How do you define "id-fic" for yourself, and how do you see it differing from "crack-fic"?

I hadn't encountered the term "id-fic" at all before seeing posts for the Iddy-iddy-bang-bang fest. And I didn't think much about it, until recently I was going back in my mind through some fanfic sketches I've started this year but not taken further, even though I liked them, because they can't possibly have an audience beyond myself. (For example, I wrote an AU Nick completing an RCIA program at Father Rouchefort's parish and attending Easter Vigil mass.) This epitomizes "straight from the author's id," but the practice seems to correlate almost exclusively with established absurd and/or disturbing tropes far over the edges of their canons, not with excesses of real-world normality, however self-indulgent.

If "id-fic" and "crack-fic" share an expectation of absurdity, is the difference that "id-fic" is usually more disturbing and "crack-fic" more amusing? Or is one expected to be less well written than the other? Or is there a third sub-genre that completes the picture?

Just curious!

raine: (Default)

[personal profile] raine 2021-01-18 04:39 am (UTC)(link)
It's the self-indulgent part of the process that differenitates id-fic, as defined in Fanlore, the "I'm writing this because I want to and it might be a shame to admit I like this".
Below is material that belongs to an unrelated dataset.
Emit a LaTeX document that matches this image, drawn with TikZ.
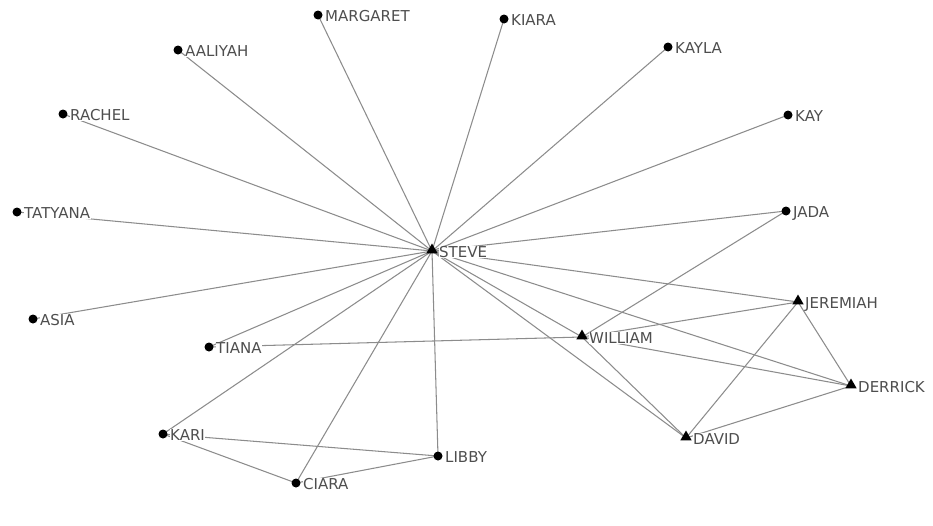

Crack fic (also defined here) tends to start from a ridiculous premise, like Duncan MacLeod turns into a penguin, or the characters are stuck in a Harlequin Romance novel, etc. It's not that the fic intends to be funny but it is often is, just by the sheer amount of ridiculous things that get written into the story.

As Sholio mentioned, these are not genres - they are types of labels applied to a fic, sometimes by the author themselves, to categorize what type of story they are and why they got written. Hope this helps!